Senator, it’s genuinely admirable not to disown your friend, but you cannot rationalize his comments. And it wouldn’t have hurt your candidacy grievously to have confessed that you wished that, when he’d made the inflammatory comments, you had popped the good reverend in the nose.

– Peter Kirsanow is a member of the U.S. Commission on Civil Rights. These comments do not necessarily represent the positions of the Commission.

Kathryn Jean Lopez

I think Barack Obama was as honest as he could be today. He didn’t distance himself from Jeremiah Wright. He couldn’t. He couldn’t because he knew full well who and what Wright is and — I can only guess — he couldn’t distance himself because, in fundamental ways, Obama agrees with him.

I walk away from listening to that speech worried now more than ever that Barack Obama shares too many of Wright’s radical, angry views. And I worry that Barack Obama fundamentally believes that America is great as long as Americans elect Barack Obama president.
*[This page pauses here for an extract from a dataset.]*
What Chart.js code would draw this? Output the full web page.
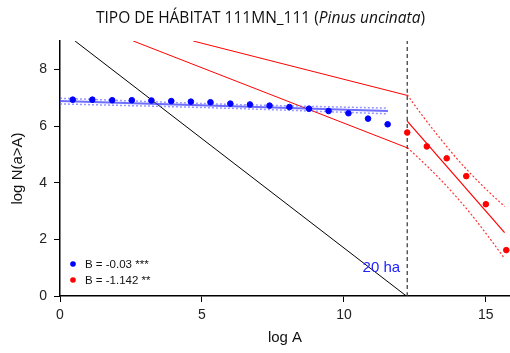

Did Barack Obama do what he needed to do today? If his goal was to pick at white guilt and make Democrats and super-delegates feel bad that they were considering going back to Mrs. Once-Inevitable (that was his goal, I think: he was, after all, in Pennsylvania, home to the next primary), then yes, he did exactly what he set out to do. But, as Rush Limbaugh (whom Obama hit in a Right drive-by in his Wright speech, a rare taste of red meat from the saccharine senator) put it today on his radio show, he also marked a line in the sand, essentially saying, My campaign is about race. If you thought he was going to get us beyond divisive politics, you were wrong. It’s what his campaign is based on.

– Kathryn Jean Lopez is the editor of National Review Online.